While the fertilizer has been stranded there since May, the port is just one stop on the long journey from central China to the U.S. Midwest. Delays have stretched a delivery that ordinarily would take weeks to more than half a year. And that time frame will keep expanding, as the goods have barely started the roughly 15,000 kilometer (9,300 mile) trek.

This is the tale of one humble shipment and its arduous journey across the world. While some of the barriers keeping it from its final destination may be specific to this particular case, the journey is emblematic of the inertia that has gripped global trade during the pandemic.

From the U.S. to Sudan to China, container boxes have been lying at ports, railyards and in warehouses as the pandemic rages on. In an industry with 25 million containers and some 6,000 ships hauling them, it’s easy to see disruptions as one big headache confined to the shipping world.

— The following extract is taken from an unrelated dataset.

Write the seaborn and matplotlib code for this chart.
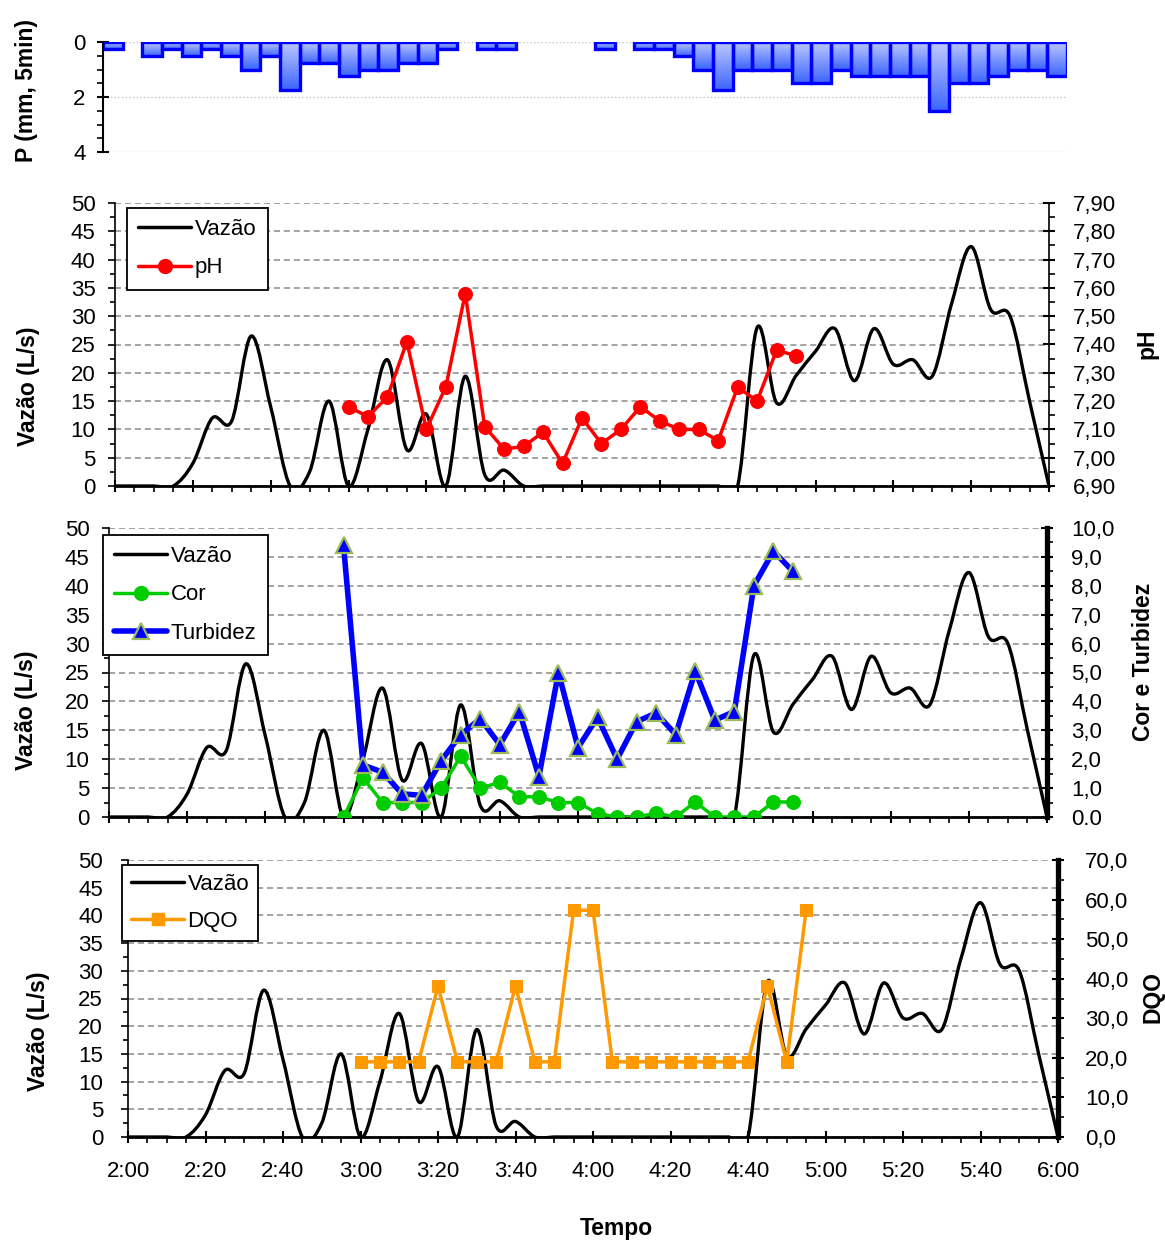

But each container that’s delayed is economic activity that’s restrained, heaping costs one box at a time on consumers and making it more challenging to put corn on consumers’ tables or deliver presents for the holidays.

It’s also a lesson in the ripple effects across global supply chains, showing the limits of diversification as all networks are still closely connected with China.

“All roads lead back to China, and that has a major effect across the entire supply chain,” said Dawn Tiura, head of U.S.-based Sourcing Industry Group. “Congestion at one port or factory has far-reaching implications for neighboring facilities, which trickles out across the world.”